14 DAY TRIAL // One of the things plaguing the field of exoplanetary research today is the fact that data collected about planets orbiting other stars are not very clear-cut. That is to say, of the hundreds of bodies thus far discovered, only a handful have been observed directly, and had their properties measured accurately. Generally, looking at an exoplanet is something incredibly difficult to do, and it requires complex mathematics and extrapolations in order to become possible. But now experts are working on a new detection method, which they hope will advance this field to new heights, ScienceNow reports.
The main idea behind the newly-proposed technique is relatively simple. A very high-resolution spectrograph is pointed at a planet's moon, and the light that bounces off the natural satellite is then analyzed. In this manner, by looking at the Moon, researchers were able to infer from observations data alone that Earth's atmosphere contains oxygen, nitrogen and sodium. Experts are convinced that a more evolved form of the approach could be used successfully for deep-space studies, in discovering planets that are very far away.
The method is derived from a phenomenon known as stellar occultation, which appears when an exoplanet moves in front of its parent star, and comes between the celestial fireball and Earth. As this happens, the atmosphere around the exoplanet subtracts some wavelengths from the light of the host star, and adds others, depending on its chemical composition. Since 2001, it was proven that it's possible to detect chemicals in alien atmosphere using this method, but thus far it remained unclear whether the approach could be used for Earth-sized exoplanets as well.
The idea was tested in 2008, during an eclipse. Astrophysicists looked at how filtered sunlight looked like after passing through Earth's atmosphere. Our planet was located between the Sun and the Moon, and so the light bounced off our natural satellite. High-sensitivity spectrographs were trained on the reflection, and researchers were able to find chemical compounds such as ozone, oxygen, nitrogen, and sodium. The 1.93-meter telescope at the French Observatoire de Haute Provence was used for the job. The SOPHIE high-resolution spectrograph was the main tool used to conduct the study.
“The surprise was that we succeeded with extremely sparse observations under relatively bad weather conditions. But seeing how easily oxygen was seen strongly argues in favor of high-spectral-resolution searches [of Earth-like extrasolar planets],” explains astrophysicist Alfred Vidal-Madjar, who is based at the Institut d'Astrophysique de Paris.

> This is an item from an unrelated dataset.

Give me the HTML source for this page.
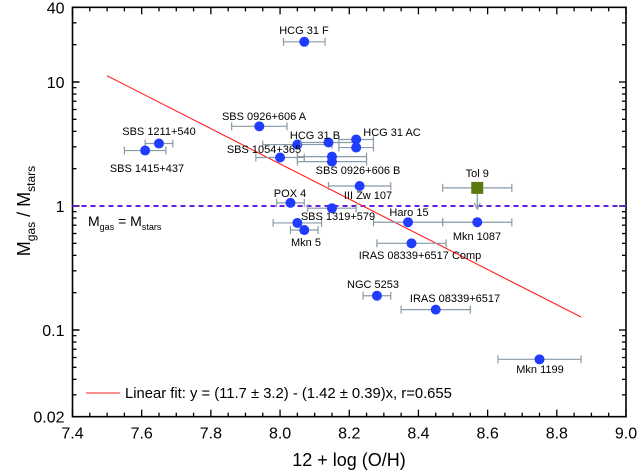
<!DOCTYPE html>
<html><head><meta charset="utf-8"><style>
body{margin:0;background:#fff;}
svg{display:block;font-family:"Liberation Sans",Arial,sans-serif;}
</style></head><body>
<svg id="chart" width="637" height="475"></svg>
<script>
const names=["HCG 31 F","SBS 1211+540","SBS 1415+437","SBS 0926+606 A","HCG 31 B-1","HCG 31 B-2","HCG 31 AC-1","HCG 31 AC-2","SBS 1054+365","SBS 0926+606 B-1","SBS 0926+606 B-2","III Zw 107","POX 4","SBS 1319+579","SBS 1319+579 b","Mkn 5","Haro 15","Mkn 1087","IRAS 08339+6517 Comp","NGC 5253","IRAS 08339+6517","Mkn 1199"];
const oh=[8.07,7.65,7.61,7.94,8.05,8.14,8.22,8.22,8.0,8.15,8.15,8.23,8.03,8.15,8.05,8.07,8.37,8.57,8.38,8.28,8.45,8.75];
const ohErr=[0.06,0.04,0.06,0.08,0.1,0.08,0.05,0.05,0.07,0.1,0.1,0.09,0.04,0.07,0.07,0.04,0.1,0.1,0.1,0.04,0.1,0.12];
const ratio=[21.1,3.19,2.8,4.39,3.13,3.25,3.44,2.96,2.46,2.5,2.28,1.45,1.06,0.96,0.73,0.64,0.74,0.74,0.5,0.189,0.146,0.058];
const labels=[["HCG 31 F",304,34,"middle"],["SBS 1211+540",159,135,"middle"],["SBS 1415+437",147,172,"middle"],["SBS 0926+606 A",264,120,"middle"],["HCG 31 B",315,139,"middle"],["HCG 31 AC",392,136,"middle"],["SBS 1054+365",264,153,"middle"],["SBS 0926+606 B",358,174,"middle"],["III Zw 107",368,199,"middle"],["POX 4",290,197,"middle"],["SBS 1319+579",338,220,"middle"],["Mkn 5",306,246,"middle"],["Haro 15",409,216,"middle"],["Mkn 1087",477,240,"middle"],["IRAS 08339+6517 Comp",420,259,"middle"],["NGC 5253",373,288,"middle"],["IRAS 08339+6517",455,302,"middle"],["Mkn 1199",540,373,"middle"]];
const tol9=[8.57,1.4,0.1];
const fitA=[11.7],fitB=[1.42],fitRange=[7.5,8.87];
const xTicks=["7.4","7.6","7.8","8.0","8.2","8.4","8.6","8.8","9.0"];
const yTicks=[0.02,0.1,1,10,40];
const yTickLabels=["0.02","0.1","1","10","40"];
const X0=72.5,X1=626,Y1=206,DEC=124;
const sx=v=>X0+(v-7.4)/1.6*(X1-X0);
const sy=v=>Y1-Math.log10(v)*DEC;
const YT=sy(40),YB=sy(0.02);
const svg=document.getElementById('chart');
const NS="http://www.w3.org/2000/svg";
function mk(t,a,p){const e=document.createElementNS(NS,t);for(const k in a)e.setAttribute(k,a[k]);(p||svg).appendChild(e);return e;}
let f=mk('rect',{x:X0,y:YT,width:X1-X0,height:YB-YT,fill:'none',stroke:'#000','stroke-width':1.6});


for(let i=0;i<=32;i++){const v=7.4+i*0.05;const x=sx(v);const L=i%4==0?7:4;
 mk('line',{x1:x,y1:YB,x2:x,y2:YB-L,stroke:'#000','stroke-width':1.3});
 mk('line',{x1:x,y1:YT,x2:x,y2:YT+L,stroke:'#000','stroke-width':1.3});}
xTicks.forEach((t,i)=>{const e=mk('text',{x:sx(parseFloat(t)),y:YB+22,'font-size':16,'text-anchor':'middle'});e.textContent=t;
 
 });
for(let d=-2;d<=1;d++)for(let m=1;m<=9;m++){const v=m*Math.pow(10,d);if(v<0.02-1e-9||v>40+1e-9)continue;const y=sy(v);const L=m==1?7:4;
 mk('line',{x1:X0,y1:y,x2:X0+L,y2:y,stroke:'#000','stroke-width':1.3});
 mk('line',{x1:X1,y1:y,x2:X1-L,y2:y,stroke:'#000','stroke-width':1.3});}
yTicks.forEach((v,i)=>{const y=sy(v);mk('line',{x1:X0,y1:y,x2:X0+7,y2:y,stroke:'#000','stroke-width':1.3});
 const e=mk('text',{x:X0-8,y:y+6,'font-size':16,'text-anchor':'end'});e.textContent=yTickLabels[i];
 
 });
let dl=mk('line',{x1:X0,y1:sy(1),x2:X1,y2:sy(1),stroke:'#6a1be0','stroke-width':2,'stroke-dasharray':'5,4'});


let eq=mk('text',{x:88,y:226,'font-size':14});eq.innerHTML='M<tspan font-size="9" dy="4">gas</tspan><tspan dy="-4"> = M</tspan><tspan font-size="9" dy="4">stars</tspan>';


const fx1=fitRange[0],fx2=fitRange[1];
let fl=mk('line',{x1:sx(fx1),y1:Y1-(fitA[0]-fitB[0]*fx1)*DEC,x2:sx(fx2),y2:Y1-(fitA[0]-fitB[0]*fx2)*DEC,stroke:'#ff2020','stroke-width':1.1});


oh.forEach((v,i)=>{const g=mk('g',{});
 
 
 const y=sy(ratio[i]),xa=sx(v-ohErr[i]),xb=sx(v+ohErr[i]);
 mk('line',{x1:xa,y1:y,x2:xb,y2:y,stroke:'#8a9aa6','stroke-width':1.2},g);
 mk('line',{x1:xa,y1:y-4,x2:xa,y2:y+4,stroke:'#8a9aa6','stroke-width':1.2},g);
 mk('line',{x1:xb,y1:y-4,x2:xb,y2:y+4,stroke:'#8a9aa6','stroke-width':1.2},g);
 mk('circle',{cx:sx(v),cy:y,r:5,fill:'#1f3cff'},g);});
{const g=mk('g',{});
 
 
 const x=sx(tol9[0]),y=sy(tol9[1]),xa=sx(tol9[0]-tol9[2]),xb=sx(tol9[0]+tol9[2]);
 mk('line',{x1:xa,y1:y,x2:xb,y2:y,stroke:'#8a9aa6','stroke-width':1.2},g);
 mk('line',{x1:xa,y1:y-4,x2:xa,y2:y+4,stroke:'#8a9aa6','stroke-width':1.2},g);
 mk('line',{x1:xb,y1:y-4,x2:xb,y2:y+4,stroke:'#8a9aa6','stroke-width':1.2},g);
 mk('line',{x1:x,y1:y,x2:x,y2:y+20,stroke:'#8a9aa6','stroke-width':1.3},g);
 mk('path',{d:`M${x-3},${y+15} L${x},${y+21} L${x+3},${y+15}`,fill:'none',stroke:'#8a9aa6','stroke-width':1.3},g);
 mk('rect',{x:x-6,y:y-6,width:12,height:12,fill:'#5a7a10'},g);
 const t=mk('text',{x:x,y:y-11,'font-size':11,'text-anchor':'middle'},g);t.textContent='Tol 9';}
labels.forEach(l=>{const e=mk('text',{x:l[1],y:l[2],'font-size':11,'text-anchor':l[3]});e.textContent=l[0];
 
 });
let lg=mk('line',{x1:86,y1:393,x2:120,y2:393,stroke:'#ff2020','stroke-width':1.1});


let lt=mk('text',{x:125,y:398,'font-size':14.8});lt.textContent='Linear fit: y = (11.7 \u00b1 3.2) - (1.42 \u00b1 0.39)x, r=0.655';


let xt=mk('text',{x:349,y:466,'font-size':18,'text-anchor':'middle'});xt.textContent='12 + log (O/H)';


let yt=mk('text',{x:0,y:0,'font-size':18,'text-anchor':'middle',transform:'translate(30,211) rotate(-90)'});
yt.innerHTML='M<tspan font-size="12" dy="5">gas</tspan><tspan dy="-5"> / M</tspan><tspan font-size="12" dy="5">stars</tspan>';


</script>
</body></html>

Details of the team's work will appear in an upcoming issue of the esteemed scientific journal Astronomy & Astrophysics.”This is an important paper. Many of us have great hopes for the use of this method to make the first honest search for life outside the solar system,” concludes astronomer David Charbonneau, from the Cambridge, Massachusetts-based Harvard-Smithsonian Center for Astrophysics (CfA).